Nitekim Amara Kültür Merkezi bu kez Kobani’de park, kütüphane ve hatıra ormanı yapmak için Türkiye’nin her yanından gelen gençleri ağırlamış. Bu gençler bir hafta önce HDP Grup Başkanvekili Pervin Buldan’ı ziyaret ettikten sonra Suruç’a gelmişler, buradan da Kobani’ye geçeceklermiş. Saldırı, bu gençleri hedefleyerek planlanmış.
Olağan şüpheli
Bu satırların yazıldığı sırada henüz saldırıyı üstlenen olmadı. Ancak gerek yayınladığı tehdit bildirisi, gerek Kobani’de gerçekleştirdiği katliam ve gerek bütün yapıp-ettikleri ile IŞİD, olağan şüpheli olarak beliriyor.

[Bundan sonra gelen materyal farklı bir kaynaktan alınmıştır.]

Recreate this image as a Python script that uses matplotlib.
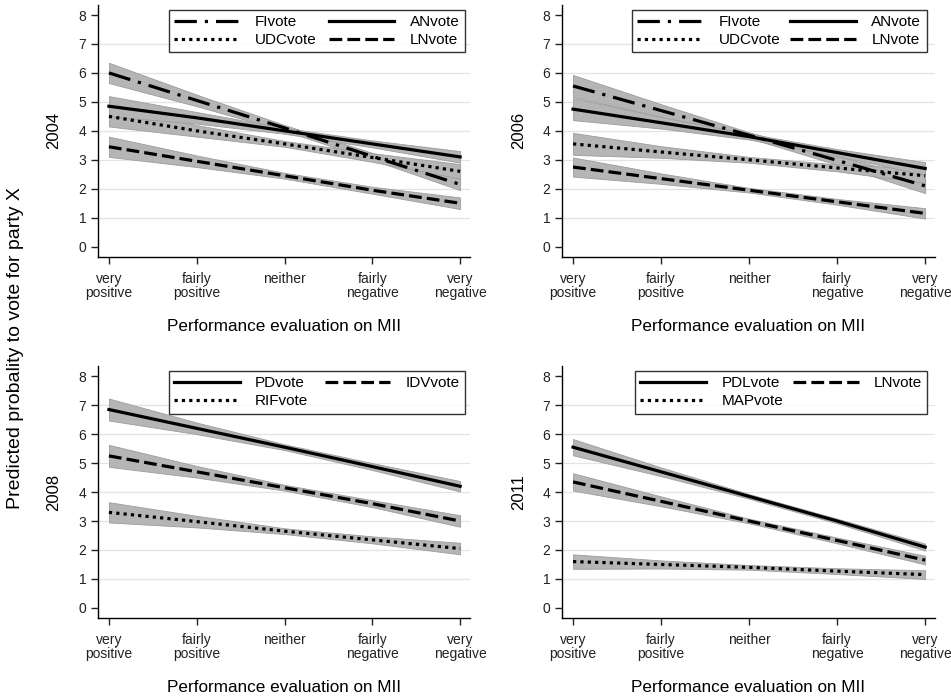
import matplotlib
matplotlib.use("Agg")
import matplotlib.pyplot as plt
import numpy as np

plt.rcParams['font.family'] = ['Liberation Sans', 'DejaVu Sans']

categories = ["very\npositive", "fairly\npositive", "neither", "fairly\nnegative", "very\nnegative"]
y_ticks = [0, 1, 2, 3, 4, 5, 6, 7, 8]

# 2004
fi_2004 = [6.0, 5.05, 4.1, 3.12, 2.15]
fi_2004_hw = [0.35, 0.2, 0.1, 0.12, 0.2]
an_2004 = [4.85, 4.45, 4.0, 3.55, 3.1]
an_2004_hw = [0.35, 0.2, 0.1, 0.12, 0.2]
udc_2004 = [4.5, 4.0, 3.55, 3.08, 2.6]
udc_2004_hw = [0.35, 0.2, 0.1, 0.15, 0.25]
ln_2004 = [3.45, 2.95, 2.45, 1.95, 1.5]
ln_2004_hw = [0.35, 0.2, 0.1, 0.12, 0.2]

# 2006
fi_2006 = [5.55, 4.7, 3.85, 2.98, 2.1]
fi_2006_hw = [0.38, 0.22, 0.1, 0.15, 0.25]
an_2006 = [4.75, 4.28, 3.8, 3.25, 2.7]
an_2006_hw = [0.38, 0.2, 0.1, 0.12, 0.22]
udc_2006 = [3.55, 3.27, 3.0, 2.72, 2.45]
udc_2006_hw = [0.38, 0.2, 0.1, 0.12, 0.25]
ln_2006 = [2.75, 2.35, 1.95, 1.55, 1.15]
ln_2006_hw = [0.33, 0.18, 0.08, 0.1, 0.18]

# 2008
pd_2008 = [6.85, 6.2, 5.55, 4.88, 4.2]
pd_2008_hw = [0.38, 0.2, 0.1, 0.12, 0.18]
idv_2008 = [5.25, 4.7, 4.15, 3.6, 3.0]
idv_2008_hw = [0.38, 0.2, 0.1, 0.12, 0.2]
rif_2008 = [3.3, 2.98, 2.65, 2.35, 2.05]
rif_2008_hw = [0.35, 0.2, 0.1, 0.12, 0.2]

# 2011
pdl_2011 = [5.55, 4.7, 3.85, 3.0, 2.1]
pdl_2011_hw = [0.28, 0.15, 0.08, 0.08, 0.12]
ln_2011 = [4.35, 3.68, 3.0, 2.33, 1.65]
ln_2011_hw = [0.3, 0.17, 0.08, 0.1, 0.15]
map_2011 = [1.6, 1.5, 1.4, 1.27, 1.15]
map_2011_hw = [0.25, 0.14, 0.08, 0.1, 0.15]

years = ["2004", "2006", "2008", "2011"]

STY = {
    'FI': (0, (7, 2.5, 1, 2.5)),
    'AN': '-',
    'UDC': (0, (1, 1.3)),
    'LN': (0, (4, 1.6)),
    'PD': '-',
    'IDV': (0, (4, 1.6)),
    'RIF': (0, (1, 1.3)),
    'PDL': '-',
    'MAP': (0, (1, 1.3)),
}

panels = [
    ("2004", [("FIvote", fi_2004, fi_2004_hw, STY['FI']),
              ("UDCvote", udc_2004, udc_2004_hw, STY['UDC']),
              ("ANvote", an_2004, an_2004_hw, STY['AN']),
              ("LNvote", ln_2004, ln_2004_hw, STY['LN'])],
     [0.103, 0.631, 0.391, 0.362], (0.19, 0.82, 0.797, 0.16)),
    ("2006", [("FIvote", fi_2006, fi_2006_hw, STY['FI']),
              ("UDCvote", udc_2006, udc_2006_hw, STY['UDC']),
              ("ANvote", an_2006, an_2006_hw, STY['AN']),
              ("LNvote", ln_2006, ln_2006_hw, STY['LN'])],
     [0.591, 0.631, 0.392, 0.362], (0.188, 0.82, 0.79, 0.16)),
    ("2008", [("PDvote", pd_2008, pd_2008_hw, STY['PD']),
              ("RIFvote", rif_2008, rif_2008_hw, STY['RIF']),
              ("IDVvote", idv_2008, idv_2008_hw, STY['IDV'])],
     [0.103, 0.112, 0.391, 0.362], (0.19, 0.82, 0.797, 0.16)),
    ("2011", [("PDLvote", pdl_2011, pdl_2011_hw, STY['PDL']),
              ("MAPvote", map_2011, map_2011_hw, STY['MAP']),
              ("LNvote", ln_2011, ln_2011_hw, STY['LN'])],
     [0.591, 0.112, 0.392, 0.362], (0.196, 0.82, 0.784, 0.16)),
]

fig = plt.figure(figsize=(9.51, 6.96), dpi=100)
x = np.arange(1, len(categories) + 1)

for year, series, pos, lbox in panels:
    ax = fig.add_axes(pos)
    for name, vals, hw, ls in series:
        v = np.array(vals)
        h = np.array(hw)
        ax.fill_between(x, v - h, v + h, facecolor='#b5b5b5', edgecolor='#9d9d9d',
                        linewidth=0.6, zorder=2)
    for name, vals, hw, ls in series:
        ax.plot(x, vals, color='black', linestyle=ls, linewidth=2.3,
                label=name, zorder=3)
    for yy in y_ticks[1:-1]:
        ax.axhline(yy, color='#e4e4e4', linewidth=0.9, zorder=1)
    ax.set_xlim(0.875, 5.11)
    ax.set_ylim(-0.35, 8.35)
    ax.set_yticks(y_ticks)
    ax.set_xticks(x)
    ax.set_xticklabels(categories, fontsize=10, linespacing=0.95, va='top')
    ax.tick_params(axis='both', direction='out', length=5, width=1, labelsize=10,
                   colors='#222222')
    ax.tick_params(axis='x', pad=6)
    for s in ['top', 'right']:
        ax.spines[s].set_visible(False)
    for s in ['left', 'bottom']:
        ax.spines[s].set_linewidth(1.0)
    ax.set_ylabel(year, fontsize=12, labelpad=12)
    ax.set_xlabel("Performance evaluation on MII", fontsize=12.3, labelpad=14)
    leg = ax.legend(loc='upper left', bbox_to_anchor=lbox, mode='expand', ncol=2,
                    fontsize=11, frameon=True, fancybox=False, handlelength=4.3,
                    handletextpad=1.0, borderpad=0.35, labelspacing=0.25,
                    edgecolor='black', borderaxespad=0)
    leg.get_frame().set_linewidth(1.0)

fig.text(0.016, 0.5, "Predicted probality to vote for party X", rotation=90,
         va='center', ha='center', fontsize=14)

fig.savefig("out.png", dpi=100)
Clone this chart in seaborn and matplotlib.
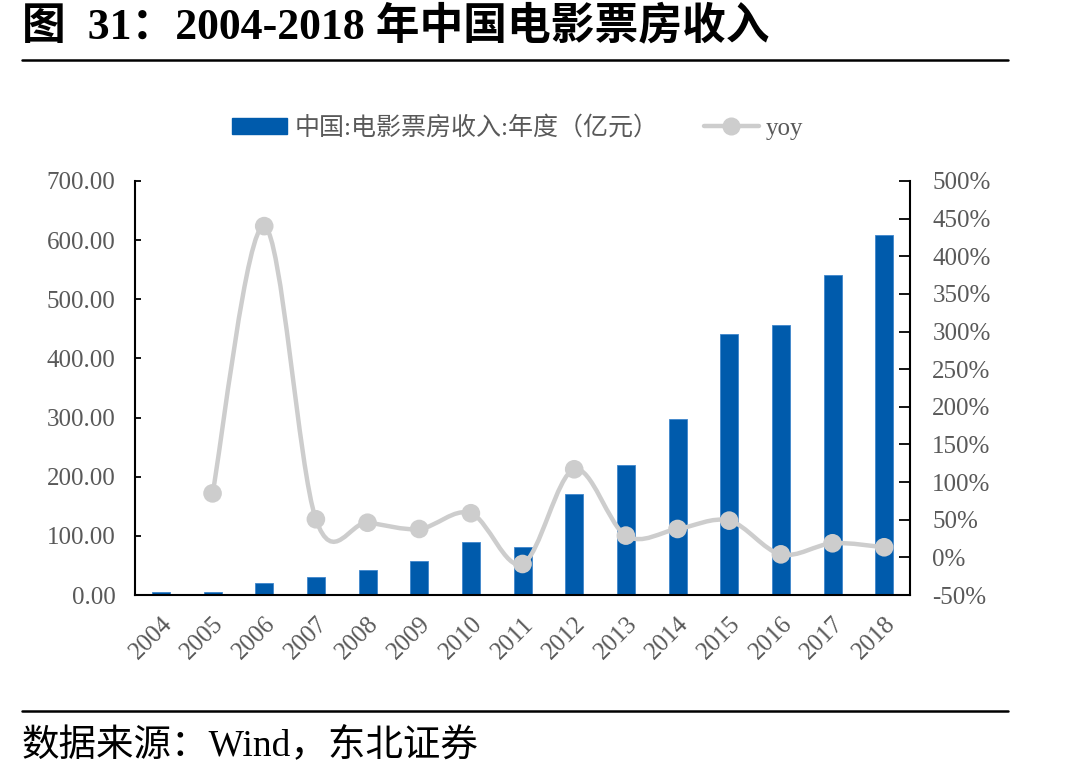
import numpy as np
import pandas as pd
import matplotlib
matplotlib.use("Agg")
import matplotlib.pyplot as plt
from matplotlib.path import Path
from matplotlib.patches import PathPatch, Patch
from matplotlib.lines import Line2D
import seaborn as sns

# ---- data ----
years = ["2004", "2005", "2006", "2007", "2008", "2009", "2010", "2011",
         "2012", "2013", "2014", "2015", "2016", "2017", "2018"]
box_office = [4.5, 4.5, 19.8, 30.0, 41.8, 57.0, 89.0, 80.5,
              170.0, 219.0, 298.0, 442.0, 457.0, 541.0, 609.0]
yoy = [np.nan, 85.0, 440.0, 50.6, 46.0, 37.7, 58.6, -8.8,
       117.0, 28.9, 37.7, 48.8, 4.0, 18.7, 13.4]
left_ticks = [0, 100, 200, 300, 400, 500, 600, 700]
right_ticks = [-50, 0, 50, 100, 150, 200, 250, 300, 350, 400, 450, 500]

bar_label = "中国:电影票房收入:年度（亿元）"
line_label = "yoy"
title = "图  31：2004-2018 年中国电影票房收入"
source = "数据来源：Wind，东北证券"

BLUE = "#005bac"
GRAY = "#cdcdcd"
TXT = "#595959"

sns.set_theme(style="white")
plt.rcParams["font.family"] = ["Liberation Serif", "Noto Sans CJK SC", "DejaVu Sans"]

fig = plt.figure(figsize=(10.9, 7.79), dpi=100)
ax = fig.add_axes([0.1239, 0.2362, 0.8349 - 0.1239, 0.7677 - 0.2362])

df = pd.DataFrame({"year": years, "value": box_office, "yoy": yoy})
sns.barplot(data=df, x="year", y="value", color=BLUE, width=0.35,
            saturation=1, ax=ax, edgecolor="#3f86cc", linewidth=0.6)
ax.set_xlim(-0.5, len(years) - 0.5)
ax.set_ylim(0, 700)
ax.set_yticks(left_ticks)
ax.set_yticklabels([f"{v:.2f}" for v in left_ticks])
ax.set_xlabel("")
ax.set_ylabel("")

ax2 = ax.twinx()
ax2.set_ylim(-50, 500)
ax2.set_yticks(right_ticks)
ax2.set_yticklabels([f"{v}%" for v in right_ticks])

# smoothed yoy curve (Catmull-Rom -> cubic Bezier)
xs = [i for i, v in enumerate(yoy) if not np.isnan(v)]
ys = [v for v in yoy if not np.isnan(v)]
pts = np.column_stack([xs, ys]).astype(float)
verts = [tuple(pts[0])]
codes = [Path.MOVETO]
n = len(pts)
for i in range(n - 1):
    p0 = pts[i - 1] if i > 0 else pts[i]
    p1 = pts[i]
    p2 = pts[i + 1]
    p3 = pts[i + 2] if i + 2 < n else pts[i + 1]
    c1 = p1 + (p2 - p0) / 6.0
    c2 = p2 - (p3 - p1) / 6.0
    verts += [tuple(c1), tuple(c2), tuple(p2)]
    codes += [Path.CURVE4] * 3
ax2.add_patch(PathPatch(Path(verts, codes), facecolor="none", edgecolor=GRAY,
                        lw=3.2, capstyle="round", joinstyle="round", zorder=3))
sns.scatterplot(x=xs, y=ys, ax=ax2, color=GRAY, s=180, edgecolor="none",
                zorder=4, legend=False)
ax2.set_xlim(-0.5, len(years) - 0.5)

# styling
for a in (ax, ax2):
    a.spines["top"].set_visible(False)
    for s in ["left", "right", "bottom"]:
        a.spines[s].set_color("black")
        a.spines[s].set_linewidth(1.5)
ax.spines["right"].set_visible(False)
ax2.spines["left"].set_visible(False)
ax2.spines["bottom"].set_visible(False)

ax.tick_params(axis="y", direction="in", length=4, width=1.3, color="black",
               labelsize=18, labelcolor=TXT, pad=14, left=True)
ax.tick_params(axis="x", length=0, labelsize=18, labelcolor=TXT, pad=13)
for lbl in ax.get_xticklabels():
    lbl.set_rotation(45)
    lbl.set_ha("right")
    lbl.set_rotation_mode("anchor")
ax2.tick_params(axis="y", direction="in", length=8, width=1.3, color="black",
                labelsize=18, labelcolor=TXT, pad=16, right=True)

# legend
handles = [Patch(facecolor=BLUE, edgecolor=BLUE, label=bar_label),
           Line2D([0], [0], color=GRAY, lw=3.2, marker="o", markersize=12,
                  markeredgecolor=GRAY, label=line_label)]
leg = fig.legend(handles=handles, loc="center", bbox_to_anchor=(0.475, 0.836),
                 ncol=2, frameon=False, fontsize=18, handlelength=2.2,
                 handleheight=0.6, columnspacing=1.8, handletextpad=0.3)
for t in leg.get_texts():
    t.set_color(TXT)
    t.set_family(["Liberation Serif", "Noto Sans CJK SC"])

# title, rules and source
fig.text(0.02, 0.966, title, fontsize=31.5, fontweight="bold", color="black",
         va="center", ha="left",
         family=["Liberation Serif", "Noto Sans CJK SC"])
fig.add_artist(Line2D([0.0202, 0.925], [0.923, 0.923], color="black", lw=1.8))
fig.add_artist(Line2D([0.0202, 0.925], [0.0873, 0.0873], color="black", lw=1.8))
fig.text(0.02, 0.0436, source, fontsize=27, color="black", va="center",
         ha="left", family=["Liberation Serif", "Noto Sans CJK SC"])

fig.savefig("out.png", dpi=100)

HDP de yayınladığı bildiride saldırının failinin IŞİD olduğuna işaret etti.
Vahşi bir saldırıya maruz kaldık. Yüreği dağlayan manzaralara tanık olduk. Saldırıdaki barbarlığı, insanlık düşmanlığını düşündükçe kanın beyine sıçramaması mümkün değil. Duyguların ayağa kalktığı bir ortamda serinkanlı kalmak zor, akl-ı selimle davranmak güç. Ancak Türkiye bunu başarmalı, sakin ve kararlı davranmalı. Ve en mühimi de, bundan sonra bu felaketlere duçar olmamak için göstereceği tepkiye ve yürüteceği siyasete odaklanmalı. Bu bağlamda üç önemli nokta var:
1. Türkiye, IŞİD’e karşı içte ve dışta etkin bir şekilde mücadele etmek için bütün tedbirleri almak zorundadır. Türkiye, yurt içindeki IŞİD unsurlarını tespit etmeli, IŞİD’in ağını açığa çıkarmalı. IŞİD’i cesaretlendirecek hiçbir yapılanmaya müsaade etmemeli. IŞİD’e katılımı engellemek için sınırları kontrolünü en üst seviye çıkarmalı. Koalisyon güçlerinin IŞİD’e karşı verdiği mücadeleye daha fazla destek sunmalı. Türkiye, Suriye’de de irtibatlı olduğu muhalif grupları IŞİD ile mücadeleye kanalize etmeli. Sahada IŞİD’e karşı savaşan güçlerle işbirliği yapmalı ve dayanışma kanallarını artırmalı. IŞİD, Türkiye için dün de büyük bir tehlikeydi, bugün de. Bu nedenle Türkiye’nin IŞİD’le etkili bir şekilde mücadele etmesinden başka seçeneği yok.
Kırılganlığı aşmak
2. Eğer Türkiye karşı karşıya olduğu güçlükleri alt etmek ve tehlikelerden kurtulmak istiyorsa hem içte, hem de dışta Kürtleri kazanmalı. İçte, çözüm sürecine hız vermeli, buradaki kırılganlığı aşmalı, belirsizliği gidermeli. Dışta ise Kürtleri bir tehlike kaynağı olarak gören bakışını acilen ve tamamen terk etmeli. Kürtlerle birlikte çalışmalı, onlarla dayanışma içinde olmalı. İŞİD’e karşı PYD’nin yanında durmalı.
3. Saldırı, Türkiye’nin tamamına karşı yapıldı. Her anlamda. Suruç’taki gençler, Türkiye’nin her yerinden gelmişlerdi. Onlar hedeflendi, onlara kıyıldı. Bomba sadece Suruç’ta değil, Türkiye’nin bütün illerinde patladı. Kan, haritanın bütününe sıçradı, yara her tarafa dağıldı. Hayatını kaybedenlerin cansız bedenleri Türkiye’nin dört bir yanına dağılacak ve bütün ülke onların yasına bürünecek.
Masum insanlara kast edenler, savaşın cephesini genişletmek ve Türkiye’yi kanlı sürecin bir parçası haline getirmek amacıyla bunu yaptılar. Başta siyasi aktörler olmak üzere herkes, bunun bilinciyle hareket etmeli. Karşılıklı suçlamalar içeren, gerilimi yükselten, nefret ve kini büyüten ifadelerden –hele bu sıralar- uzak durulmalı. Bölge, bir yangın yeri; kullanılacak her söz ve atılacak her adımın, bu yangını söndürmeye hizmet etmesi gerekir.